My father waved, and the woman waved back.

“Look!” my father called out. “We’re both out for a walk with our little girls.”

It was so sweet, and that moment has stayed with me for years.

You’re always a child in your parents’ eyes. I think of that sometimes when I look at my sons, who are growing so quickly. One is already my height and moving past me, and his younger brother will be there soon enough.

I love watching our children grow. I am thrilled to see them achieve milestones, and I find them absolutely fascinating as they get older and grow in and out of interests. Every age so far has been my favorite.

But sometimes I look at our sons, and I can’t believe how quickly the time has gone. It really is flying.

Tomorrow our fifth grader will graduate from elementary school. We’ll close the book on one bizarre school year, and we’ll say goodbye to our amazing school. I look back on the day when we started there, back when I was full of nerves and concerns about whether our sons would thrive in this new setting.

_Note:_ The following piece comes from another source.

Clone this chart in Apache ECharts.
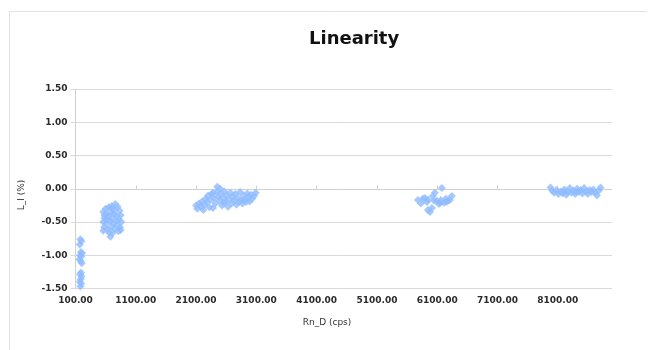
<!DOCTYPE html>
<html>
<head>
<meta charset="utf-8">
<title>Linearity</title>
<script src="https://cdn.jsdelivr.net/npm/echarts@6/dist/echarts.min.js"></script>
<style>
  html, body { margin: 0; padding: 0; background: #ffffff; }
  #chart { width: 656px; height: 350px; }
</style>
</head>
<body>
<div id="chart"></div>
<script>
// Measurement groups: Rn_D (cps) against linearity L_I (%)
const rnD1 = [180, 200, 170, 190, 210, 175, 195, 165, 185, 205, 190, 175, 200, 185, 170, 195, 180];
const li1  = [-0.76, -0.79, -0.84, -0.95, -0.97, -1.00, -1.02, -1.06, -1.09, -1.12, -1.26, -1.29, -1.32, -1.36, -1.40, -1.43, -1.47];

const rnD2 = [600, 650, 700, 760, 800, 830, 560, 620, 690, 740, 850, 580, 640, 700, 770, 820, 860, 560, 610,
              670, 730, 790, 840, 575, 630, 690, 750, 810, 560, 660, 720, 680, 700, 780, 620, 850, 580, 740];
const li2  = [-0.30, -0.28, -0.26, -0.23, -0.27, -0.33, -0.35, -0.38, -0.36, -0.31, -0.40, -0.44, -0.42, -0.45, -0.40, -0.46, -0.50, -0.50, -0.52,
              -0.49, -0.52, -0.55, -0.58, -0.58, -0.61, -0.57, -0.60, -0.64, -0.63, -0.66, -0.66, -0.72, -0.30, -0.48, -0.46, -0.62, -0.40, -0.38];

const rnD3 = [2100, 2120, 2150, 2180, 2200, 2220, 2240, 2260, 2280, 2300, 2320, 2340, 2360, 2380, 2400, 2420, 2440, 2450,
              2470, 2490, 2510, 2530, 2550, 2570, 2590, 2610, 2630, 2650, 2670, 2690, 2710, 2730, 2750, 2770, 2790, 2810,
              2830, 2850, 2870, 2890, 2910, 2930, 2950, 2970, 2990, 3010, 3030, 3060, 3090, 2500, 2380, 2560];
const li3  = [-0.25, -0.30, -0.22, -0.27, -0.19, -0.32, -0.24, -0.15, -0.20, -0.10, -0.28, -0.17, -0.08, -0.29, -0.14, -0.22, -0.05, 0.03,
              -0.12, -0.18, -0.08, -0.25, -0.14, -0.04, -0.20, -0.10, -0.27, -0.16, -0.06, -0.22, -0.12, -0.18, -0.08, -0.24, -0.14, -0.20,
              -0.05, -0.17, -0.22, -0.10, -0.16, -0.20, -0.07, -0.13, -0.19, -0.09, -0.15, -0.11, -0.06, 0.00, -0.06, -0.21];

const rnD4 = [5780, 5830, 5863, 5896, 5930, 5946, 5980, 6012, 6029, 6062, 6095, 6128, 6161, 6178, 6211, 6244, 6277, 6310, 6343,
              6050, 6150, 6250, 5950];
const li4  = [-0.17, -0.22, -0.15, -0.14, -0.20, -0.32, -0.35, -0.29, -0.11, -0.06, -0.18, -0.23, -0.17, 0.01, -0.21, -0.15, -0.18, -0.17, -0.11,
              -0.18, -0.21, -0.20, -0.16];

const rnD5 = [7980, 8010, 8040, 8080, 8110, 8150, 8180, 8210, 8240, 8270, 8300, 8330, 8360, 8390, 8420, 8450, 8480, 8510,
              8540, 8570, 8600, 8630, 8660, 8690, 8720, 8750, 8780, 8810, 8200, 8400];
const li5  = [0.02, -0.03, -0.06, -0.02, -0.08, -0.04, -0.07, -0.01, -0.09, -0.05, 0.01, -0.06, -0.03, -0.08, 0.00, -0.05, -0.02, -0.07,
              0.01, -0.04, -0.08, -0.02, -0.05, -0.01, -0.06, -0.10, -0.03, 0.02, -0.05, -0.04];

const xTicks = [100, 1100, 2100, 3100, 4100, 5100, 6100, 7100, 8100];

const groupsX = [rnD1, rnD2, rnD3, rnD4, rnD5];
const groupsY = [li1, li2, li3, li4, li5];
const points = [];
groupsX.forEach((xs, g) => xs.forEach((x, i) => points.push([x, groupsY[g][i]])));

const textFont = 'DejaVu Sans';
const frameColor = '#e2e2e2';
const labelColor = '#2b2b2b';

const chart = echarts.init(document.getElementById('chart'), null, { renderer: 'canvas' });
chart.setOption({
  backgroundColor: '#ffffff',
  animation: false,
  title: {
    text: 'Linearity',
    left: 304,
    top: 25,
    textStyle: { fontFamily: textFont, fontSize: 18, fontWeight: 'bold', color: '#111111' }
  },
  grid: { left: 75.5, right: 44, top: 89, bottom: 61.5, containLabel: false, outerBoundsMode: 'none' },
  xAxis: {
    type: 'value',
    min: 100,
    max: 9000,
    splitLine: { show: false },
    axisLine: { show: true, onZero: true, lineStyle: { color: '#d0d0d0', width: 1 } },
    axisTick: { show: true, inside: true, length: 3, customValues: xTicks, lineStyle: { color: '#cccccc' } },
    axisLabel: {
      customValues: xTicks,
      margin: 8,
      fontFamily: textFont,
      fontSize: 9,
      fontWeight: 'bold',
      color: labelColor,
      formatter: v => v.toFixed(2)
    }
  },
  yAxis: {
    type: 'value',
    min: -1.5,
    max: 1.5,
    interval: 0.5,
    splitLine: { show: true, lineStyle: { color: '#d9d9d9', width: 1 } },
    axisLine: { show: true, lineStyle: { color: '#d0d0d0', width: 1 } },
    axisTick: { show: true, length: 5, lineStyle: { color: '#d9d9d9' } },
    axisLabel: {
      margin: 8,
      fontFamily: textFont,
      fontSize: 9,
      fontWeight: 'bold',
      color: labelColor,
      formatter: v => v.toFixed(2)
    }
  },
  graphic: [
    { type: 'line', silent: true, shape: { x1: 9.5, y1: 11.5, x2: 647, y2: 11.5 }, style: { stroke: frameColor, lineWidth: 1 } },
    { type: 'line', silent: true, shape: { x1: 9.5, y1: 11.5, x2: 9.5, y2: 350 }, style: { stroke: frameColor, lineWidth: 1 } },
    {
      type: 'text', silent: true, x: 327, y: 323,
      style: { text: 'Rn_D (cps)', fontFamily: textFont, fontSize: 9, fill: '#333333', align: 'center', verticalAlign: 'middle' }
    },
    {
      type: 'text', silent: true, x: 22, y: 195, rotation: Math.PI / 2,
      style: { text: 'L_I (%)', fontFamily: textFont, fontSize: 9, fill: '#333333', align: 'center', verticalAlign: 'middle' }
    }
  ],
  series: [{
    type: 'scatter',
    data: points,
    symbol: 'diamond',
    symbolSize: 8,
    itemStyle: { color: '#8fbcff' }
  }]
});
</script>
</body>
</html>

But they did.

And now he’s off to middle school with his big brother.

“They grow so fast,” people used to say to me. And I believed it was true. But I sort of thought maybe they meant other people’s children, not mine. Yet here we are, and I’m like my father, walking next to my teen and tween, wondering how we arrived here so quickly. I catch glimpses of parents with toddlers and remember that we were just there, talking about potty training and the best playgrounds in the area and how to teach a child to ride a bicycle.

In a couple of years, our fifth grader will be taller than I am. And I’ll still be mystified at where the time went.